Each month he will look at art, exhibitions and events across Yorkshire and sometimes further afield with the aim of guiding and inspiring us.
En plein Air painting was a game changer in the sensibilities of Western art. Some of our greatest and most celebrated works of art – think Van Gogh, Monet, Pissarro, Sisley are part of that idiom. Yet it has a refreshingly practical origin that led to the flowering of an entire and enduring art genre. Up until the 19th Century paint was ground and mixed – ideally by an assistant and normally by yourself in a laborious process, in fact this had largely been outsourced to professional mixers who supplied pigment in pigs bladders, an improvement but with obvious limitations.
The advance of mechanics and science led to an American painter John Rand coming up with a means of storing and delivering paint via a zinc tube that could be squeezed, capped and crucially manufactured on a smaller scale to make pigment transportable. Who could have foreseen that convenience and science would sow the seeds for such remarkable flowering of art that continues to this day? The art world had seen nothing like it. Suddenly paintings could be painted “En plein Air” colliding with a rampant affection for the bucolic set fire in this country by Wordsworth and Coleridge and in France by Hugo and Baudelaire.
Painting en plein air in this country started with and is maintained by the New English Arts Club, a revolutionary group of artists founded by Grimsby born Thomas Kennington amongst others. There are degrees of technique to the process all of wihhc are acceptable. Probably the most exemplary is the current President of the New English Arts Club Peter Brown who works outside assiduously regardless of weather or obstacle. Other artists will work in part outside and then from the studio touch up and complete the works. Painting from photographs is very much a no. Light is at the heart of the en plein air principle, it changes constantly so the skilled artist knows how to capture that part of the day they are aiming for it and to return another day if not completed in time.

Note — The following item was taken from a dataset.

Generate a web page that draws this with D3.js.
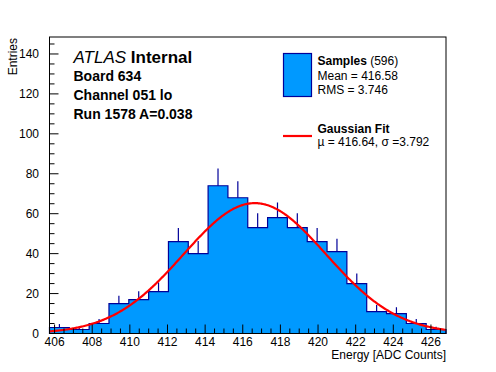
<!DOCTYPE html>
<html>
<head>
<meta charset="utf-8">
<script src="https://cdn.jsdelivr.net/npm/d3@7"></script>
<style>
  body { margin: 0; background: #fff; }
  svg { display: block; font-family: "Liberation Sans", Arial, sans-serif; }
</style>
</head>
<body>
<div id="chart"></div>
<script>
// Histogram contents (20 bins between the axis limits)
const binLo = 405.73, binHi = 426.8;
const counts = [3, 2, 5, 15, 17, 21, 46, 40, 74, 68, 53, 58, 53, 46, 41, 25, 11, 10, 5, 2];
const xTicks = [406, 408, 410, 412, 414, 416, 418, 420, 422, 424, 426];
const yTicks = [0, 20, 40, 60, 80, 100, 120, 140];
// Gaussian fit parameters (peak height)
const fitMu = 416.64, fitSigma = 3.792, fitAmp = 65.3;
const infoLines = ["Board 634", "Channel 051 lo", "Run 1578 A=0.038"];

const width = 496, height = 372;
const margin = {top: 37, right: 50, bottom: 38.5, left: 49.5};

const svg = d3.select("#chart").append("svg")
  .attr("width", width)
  .attr("height", height);

const x = d3.scaleLinear()
  .domain([binLo, binHi])
  .range([margin.left, width - margin.right]);

const y = d3.scaleLinear()
  .domain([0, 148.5])
  .range([height - margin.bottom, margin.top]);

const binW = (binHi - binLo) / counts.length;
const bins = counts.map((c, i) => ({x0: binLo + i * binW, x1: binLo + (i + 1) * binW, n: c}));

// Histogram as filled step outline
let d = `M${x(binLo)},${y(0)}`;
bins.forEach(b => { d += `V${y(b.n)}H${x(b.x1)}`; });
d += `V${y(0)}Z`;

svg.append("path")
  .attr("d", d)
  .attr("fill", "#0099ff")
  .attr("stroke", "#000099")
  .attr("stroke-width", 1.2);

// Upper error bars
svg.append("g")
  .selectAll("line")
  .data(bins)
  .enter().append("line")
  .attr("x1", b => x((b.x0 + b.x1) / 2))
  .attr("x2", b => x((b.x0 + b.x1) / 2))
  .attr("y1", b => y(b.n))
  .attr("y2", b => y(b.n + Math.sqrt(b.n)))
  .attr("stroke", "#000099")
  .attr("stroke-width", 1.2);

// Fit curve
const gauss = v => fitAmp * Math.exp(-0.5 * ((v - fitMu) / fitSigma) ** 2);
const line = d3.line()
  .x(v => x(v))
  .y(v => y(gauss(v)));

svg.append("path")
  .datum(d3.range(binLo, binHi + 0.001, 0.05))
  .attr("d", line)
  .attr("fill", "none")
  .attr("stroke", "#ff0000")
  .attr("stroke-width", 2.2);

// Frame
svg.append("rect")
  .attr("x", margin.left)
  .attr("y", margin.top)
  .attr("width", width - margin.right - margin.left)
  .attr("height", height - margin.bottom - margin.top)
  .attr("fill", "none")
  .attr("stroke", "#000")
  .attr("stroke-width", 1);

// X axis: ticks point up into the frame
const xMinor = d3.range(406, 427, 0.5).filter(v => v < binHi);
svg.append("g")
  .selectAll("line")
  .data(xMinor)
  .enter().append("line")
  .attr("x1", v => x(v))
  .attr("x2", v => x(v))
  .attr("y1", y(0))
  .attr("y2", v => y(0) - (xTicks.includes(v) ? 9 : 5))
  .attr("stroke", "#000");

svg.append("g")
  .selectAll("text")
  .data(xTicks)
  .enter().append("text")
  .attr("x", v => x(v))
  .attr("y", 346)
  .attr("text-anchor", "middle")
  .style("font-size", "12px")
  .text(v => v);

svg.append("text")
  .attr("x", width - margin.right)
  .attr("y", 358.5)
  .attr("text-anchor", "end")
  .style("font-size", "12px")
  .text("Energy [ADC Counts]");

// Y axis: ticks point right into the frame
const yMinor = d3.range(0, 148, 5);
svg.append("g")
  .selectAll("line")
  .data(yMinor)
  .enter().append("line")
  .attr("x1", margin.left)
  .attr("x2", v => margin.left + (v % 20 === 0 ? 9 : 5))
  .attr("y1", v => y(v))
  .attr("y2", v => y(v))
  .attr("stroke", "#000");

svg.append("g")
  .selectAll("text")
  .data(yTicks)
  .enter().append("text")
  .attr("x", 39)
  .attr("y", v => y(v) + 4.3)
  .attr("text-anchor", "end")
  .style("font-size", "12px")
  .text(v => v);

svg.append("text")
  .attr("transform", "translate(16.5,38) rotate(-90)")
  .attr("text-anchor", "end")
  .style("font-size", "12px")
  .text("Entries");

// ATLAS label block
const atlas = svg.append("text")
  .attr("x", 73.5)
  .attr("y", 63.3)
  .style("font-size", "17px");
atlas.append("tspan").style("font-style", "italic").text("ATLAS");
atlas.append("tspan").style("font-weight", "bold").text(" Internal");

svg.append("g")
  .selectAll("text")
  .data(infoLines)
  .enter().append("text")
  .attr("x", 73.5)
  .attr("y", (t, i) => 81 + i * 19)
  .style("font-size", "14px")
  .style("font-weight", "bold")
  .text(t => t);

// Legend
svg.append("rect")
  .attr("x", 283.5)
  .attr("y", 53.5)
  .attr("width", 28)
  .attr("height", 43)
  .attr("fill", "#0099ff")
  .attr("stroke", "#000099")
  .attr("stroke-width", 1.2);

const s = svg.append("text")
  .attr("x", 317.5)
  .attr("y", 65)
  .style("font-size", "12px");
s.append("tspan").style("font-weight", "bold").text("Samples");
s.append("tspan").text(" (596)");

svg.append("text").attr("x", 317.5).attr("y", 80).style("font-size", "12px").text("Mean = 416.58");
svg.append("text").attr("x", 317.5).attr("y", 93.5).style("font-size", "12px").text("RMS = 3.746");

svg.append("line")
  .attr("x1", 283).attr("x2", 312)
  .attr("y1", 136).attr("y2", 136)
  .attr("stroke", "#ff0000")
  .attr("stroke-width", 2.2);

svg.append("text").attr("x", 317.5).attr("y", 132.5)
  .style("font-size", "12px").style("font-weight", "bold").text("Gaussian Fit");
svg.append("text").attr("x", 317.5).attr("y", 146)
  .style("font-size", "12px").text("\u00b5 = 416.64, \u03c3 =3.792");
</script>
</body>
</html>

Perhaps more than anything in a great en plein painting is the sense of place experienced though the eyes of some one who has really stood in that place. Who can not feel the presence of moment in Berthe Morisot’s “Summers Day” 1879 (National Gallery) . Or stood in front of a majestic series of Forest landscape by David Hockney. En plein air painting could perhaps be better described as the En plein air experience. A way to see how the landscape can be captured and translated into pigments. These works are in collections through out the country and some of our most celebrated artists working today continue the principles. However if you are passing- when we are allowed – do drop in and see the collection at Burton Agnes Hall in East Yorkshire it contains one of the most impressive collections of 19th century French paintings outside London - collected by the former owner Marcus Wickham-Boynton - it includes paintings by Corot, Boudin, Renoir and Pissarro - all of whom painted out of doors.